The Greek ἡγεμών, “hegemon,” is an ancient term-of-art dating back at least to the time of Alexander the Great. Hegemon translates from Greek to mean, “a leader, guide, commander, or chief,” and was applied to Alexander after his unification of Greece. It has since then be used by historians to describe any great power that commands their region in military, cultural, economic, and diplomatic terms. The greatest empires and leagues of history are all part of the conversation of hegemony: Persia, Rome, Mongolia, Britain, and the United States have all had their turn at hegemony, and the effects on the world have been tremendous: human civilization has flourished beneath the rule of hegemons because hegemons have an interest in peace, trade, infrastructure, and multiculturalism. There is therefore an ancient and influential school of thought in foreign policy that considers hegemony the best system for international relations.
However, hegemony also has influential critics. For centuries of European history, wars between the great powers were waged in the pursuit of hegemony. Napoleon’s France, Bismarck’s Germany, and Maria Theresa’s Austria all conquered, lost, and reconquered European territories over and over again. Even for the United States the pursuit of hegemony has led us towards military adventurism, expensive entanglements, and embarrassing reversals. There is therefore extensive room for both the Affirmative and the Negative to make arguments from morality, economics, national security, demography, human rights, culture, and other topics in defense of their side. This resolution is well balanced, topically robust, and very important for our students to understand as it is absolutely fundamental to foreign policy.
Resolved: In criminal justice it is more important to protect innocence than to punish guilt.
In criminal law, Blackstone’s Ratio says: it is better that ten guilty persons escape than that one innocent suffer. This basic idea strongly influenced western legal concepts like presumption and the fourth amendment. Yet, a system that seeks to protect innocence as its highest goal comes at a cost. Evidence that absolutely links a defendant to the crime may be tossed out of court if it was gathered without a warrant, for example. How much should the court system prioritize protecting the innocent, versus putting criminals behind bars? This resolution echoes a previous Stoa resolution (truth-seeking vs. individual privacy), but goes a step further by getting at the heart of the matter: should we prefer a system that makes it hard to accidentally convict an innocent person? Or one that ensures we punish the guilty?
Resolved: In the field of biomedical engineering, restraint ought to be prioritized over scientific advancement.

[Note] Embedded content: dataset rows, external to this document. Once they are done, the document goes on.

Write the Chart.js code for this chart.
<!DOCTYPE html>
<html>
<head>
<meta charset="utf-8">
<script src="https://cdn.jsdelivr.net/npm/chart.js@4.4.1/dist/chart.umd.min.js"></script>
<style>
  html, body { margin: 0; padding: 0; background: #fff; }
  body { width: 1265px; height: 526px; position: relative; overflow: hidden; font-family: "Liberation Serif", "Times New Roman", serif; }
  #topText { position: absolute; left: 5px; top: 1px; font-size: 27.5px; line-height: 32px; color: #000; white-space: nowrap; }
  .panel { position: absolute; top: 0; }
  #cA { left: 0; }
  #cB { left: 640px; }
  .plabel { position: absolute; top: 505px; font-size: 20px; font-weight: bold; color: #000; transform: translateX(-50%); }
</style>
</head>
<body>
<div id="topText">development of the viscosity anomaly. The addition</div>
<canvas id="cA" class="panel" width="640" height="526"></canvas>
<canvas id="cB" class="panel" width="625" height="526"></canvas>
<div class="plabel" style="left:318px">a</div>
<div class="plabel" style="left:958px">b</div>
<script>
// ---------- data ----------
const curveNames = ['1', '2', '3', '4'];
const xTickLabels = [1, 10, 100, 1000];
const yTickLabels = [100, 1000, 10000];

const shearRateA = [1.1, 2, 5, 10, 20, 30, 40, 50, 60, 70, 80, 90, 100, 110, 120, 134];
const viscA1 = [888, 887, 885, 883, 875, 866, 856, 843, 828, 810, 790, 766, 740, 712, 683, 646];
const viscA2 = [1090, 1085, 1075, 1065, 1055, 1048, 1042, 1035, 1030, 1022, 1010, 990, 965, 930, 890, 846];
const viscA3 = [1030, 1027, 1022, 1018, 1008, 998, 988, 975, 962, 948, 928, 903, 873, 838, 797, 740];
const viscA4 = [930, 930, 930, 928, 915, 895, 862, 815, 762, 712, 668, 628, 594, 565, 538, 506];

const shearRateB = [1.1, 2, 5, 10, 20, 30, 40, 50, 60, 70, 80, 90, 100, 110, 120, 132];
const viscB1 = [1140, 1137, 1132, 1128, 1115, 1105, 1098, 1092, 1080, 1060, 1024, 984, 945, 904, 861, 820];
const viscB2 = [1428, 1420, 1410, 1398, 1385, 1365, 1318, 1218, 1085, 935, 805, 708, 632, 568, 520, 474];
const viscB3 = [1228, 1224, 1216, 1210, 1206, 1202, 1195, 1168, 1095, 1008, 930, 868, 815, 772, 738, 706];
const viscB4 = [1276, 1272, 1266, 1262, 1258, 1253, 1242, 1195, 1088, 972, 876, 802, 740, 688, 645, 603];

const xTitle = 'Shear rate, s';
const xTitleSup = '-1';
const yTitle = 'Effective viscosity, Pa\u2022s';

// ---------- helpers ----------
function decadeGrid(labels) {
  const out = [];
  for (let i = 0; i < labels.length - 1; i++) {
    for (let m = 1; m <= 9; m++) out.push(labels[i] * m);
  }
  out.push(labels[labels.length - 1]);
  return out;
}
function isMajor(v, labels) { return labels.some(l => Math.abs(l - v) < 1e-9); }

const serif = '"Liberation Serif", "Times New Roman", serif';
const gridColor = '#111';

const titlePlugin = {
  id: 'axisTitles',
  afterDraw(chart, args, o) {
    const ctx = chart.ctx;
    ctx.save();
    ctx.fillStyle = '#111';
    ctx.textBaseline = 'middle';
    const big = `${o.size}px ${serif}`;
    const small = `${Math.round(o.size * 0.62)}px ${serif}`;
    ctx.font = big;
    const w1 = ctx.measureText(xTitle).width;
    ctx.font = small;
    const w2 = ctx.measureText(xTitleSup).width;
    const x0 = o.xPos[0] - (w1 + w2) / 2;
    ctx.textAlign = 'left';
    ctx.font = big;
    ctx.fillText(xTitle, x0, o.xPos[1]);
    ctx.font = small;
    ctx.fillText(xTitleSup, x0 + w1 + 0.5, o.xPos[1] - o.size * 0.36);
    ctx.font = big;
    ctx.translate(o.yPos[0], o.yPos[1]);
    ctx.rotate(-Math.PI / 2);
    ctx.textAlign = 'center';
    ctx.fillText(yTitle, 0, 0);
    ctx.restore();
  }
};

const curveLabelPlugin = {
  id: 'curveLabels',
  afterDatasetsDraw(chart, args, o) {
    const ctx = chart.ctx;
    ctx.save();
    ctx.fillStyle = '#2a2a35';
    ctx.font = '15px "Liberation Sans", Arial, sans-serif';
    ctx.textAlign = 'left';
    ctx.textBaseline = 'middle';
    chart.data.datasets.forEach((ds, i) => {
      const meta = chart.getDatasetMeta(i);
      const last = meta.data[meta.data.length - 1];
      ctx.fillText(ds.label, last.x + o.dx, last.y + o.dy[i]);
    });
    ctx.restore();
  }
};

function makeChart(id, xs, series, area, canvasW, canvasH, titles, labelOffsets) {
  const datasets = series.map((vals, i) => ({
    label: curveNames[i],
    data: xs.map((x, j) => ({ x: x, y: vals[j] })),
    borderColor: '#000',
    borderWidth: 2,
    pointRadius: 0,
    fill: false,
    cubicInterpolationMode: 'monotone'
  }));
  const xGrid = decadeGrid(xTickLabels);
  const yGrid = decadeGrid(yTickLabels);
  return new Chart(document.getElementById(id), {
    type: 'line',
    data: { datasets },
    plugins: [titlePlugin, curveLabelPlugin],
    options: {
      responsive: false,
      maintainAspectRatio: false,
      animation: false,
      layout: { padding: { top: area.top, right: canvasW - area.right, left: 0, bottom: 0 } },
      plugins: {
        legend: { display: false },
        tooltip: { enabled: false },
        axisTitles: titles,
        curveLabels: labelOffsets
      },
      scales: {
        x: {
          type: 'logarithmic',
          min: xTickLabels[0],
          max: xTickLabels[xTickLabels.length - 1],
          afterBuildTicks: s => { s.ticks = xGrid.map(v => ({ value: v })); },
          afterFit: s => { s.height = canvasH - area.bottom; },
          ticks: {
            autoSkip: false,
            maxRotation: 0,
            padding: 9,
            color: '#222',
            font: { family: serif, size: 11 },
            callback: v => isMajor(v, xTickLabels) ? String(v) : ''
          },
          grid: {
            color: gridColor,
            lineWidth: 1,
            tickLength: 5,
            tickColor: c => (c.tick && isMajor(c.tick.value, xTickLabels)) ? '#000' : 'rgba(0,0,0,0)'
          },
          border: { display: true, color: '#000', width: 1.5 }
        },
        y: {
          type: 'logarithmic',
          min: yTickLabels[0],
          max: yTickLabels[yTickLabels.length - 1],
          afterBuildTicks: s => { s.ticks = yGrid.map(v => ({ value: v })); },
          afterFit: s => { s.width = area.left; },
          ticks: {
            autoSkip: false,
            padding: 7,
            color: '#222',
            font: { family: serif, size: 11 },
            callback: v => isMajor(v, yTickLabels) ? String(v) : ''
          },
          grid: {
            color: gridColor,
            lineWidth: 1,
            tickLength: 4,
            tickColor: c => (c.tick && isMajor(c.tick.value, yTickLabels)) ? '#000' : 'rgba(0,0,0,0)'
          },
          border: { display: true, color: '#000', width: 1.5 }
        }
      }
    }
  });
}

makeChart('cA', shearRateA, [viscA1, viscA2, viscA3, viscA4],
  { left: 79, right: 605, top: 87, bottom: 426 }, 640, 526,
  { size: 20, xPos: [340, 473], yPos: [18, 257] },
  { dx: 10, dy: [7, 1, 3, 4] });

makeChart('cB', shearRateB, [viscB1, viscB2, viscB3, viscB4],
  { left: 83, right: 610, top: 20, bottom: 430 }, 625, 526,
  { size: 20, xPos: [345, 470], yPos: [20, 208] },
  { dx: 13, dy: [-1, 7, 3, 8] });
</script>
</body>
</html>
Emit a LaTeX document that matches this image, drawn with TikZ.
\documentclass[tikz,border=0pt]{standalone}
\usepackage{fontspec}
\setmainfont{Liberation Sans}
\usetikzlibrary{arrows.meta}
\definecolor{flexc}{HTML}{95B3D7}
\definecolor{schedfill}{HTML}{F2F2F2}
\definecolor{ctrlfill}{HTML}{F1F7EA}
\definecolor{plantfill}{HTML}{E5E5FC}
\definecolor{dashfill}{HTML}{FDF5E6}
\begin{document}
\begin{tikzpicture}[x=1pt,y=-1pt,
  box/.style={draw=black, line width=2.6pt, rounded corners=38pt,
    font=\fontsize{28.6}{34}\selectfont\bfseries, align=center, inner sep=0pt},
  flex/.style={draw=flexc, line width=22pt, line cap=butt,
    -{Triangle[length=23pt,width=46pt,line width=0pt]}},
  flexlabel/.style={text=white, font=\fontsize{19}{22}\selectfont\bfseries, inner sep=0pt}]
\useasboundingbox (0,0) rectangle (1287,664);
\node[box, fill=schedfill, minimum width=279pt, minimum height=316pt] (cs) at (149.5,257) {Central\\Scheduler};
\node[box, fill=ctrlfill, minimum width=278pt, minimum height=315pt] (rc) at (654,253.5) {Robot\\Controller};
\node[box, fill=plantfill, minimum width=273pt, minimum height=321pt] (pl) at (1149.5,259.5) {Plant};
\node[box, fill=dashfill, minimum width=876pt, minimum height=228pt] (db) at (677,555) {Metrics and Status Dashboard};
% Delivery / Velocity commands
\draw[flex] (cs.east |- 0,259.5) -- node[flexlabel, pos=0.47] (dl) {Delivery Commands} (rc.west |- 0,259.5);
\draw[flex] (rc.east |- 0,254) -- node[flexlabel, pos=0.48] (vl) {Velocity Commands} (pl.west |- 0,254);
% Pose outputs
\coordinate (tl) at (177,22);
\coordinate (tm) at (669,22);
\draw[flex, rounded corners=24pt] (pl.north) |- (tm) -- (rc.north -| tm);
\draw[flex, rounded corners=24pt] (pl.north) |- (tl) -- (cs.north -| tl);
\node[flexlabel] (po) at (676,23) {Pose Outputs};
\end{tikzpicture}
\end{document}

Medical advances over the last century have raised the average lifespan to an unthinkable degree for our forebears. The sequencing of the human genome, the emergence of CRISPER, and in vitro fertilization all represents stepping stones on the path to radical recontextualization of the possibilities of how humanity can shape the future of our species. But not all knowledge is beneficial let alone safe. This resolution encourages students to plumb the depths of the emerging ethical dilemmas around science’s power to reshape humanity.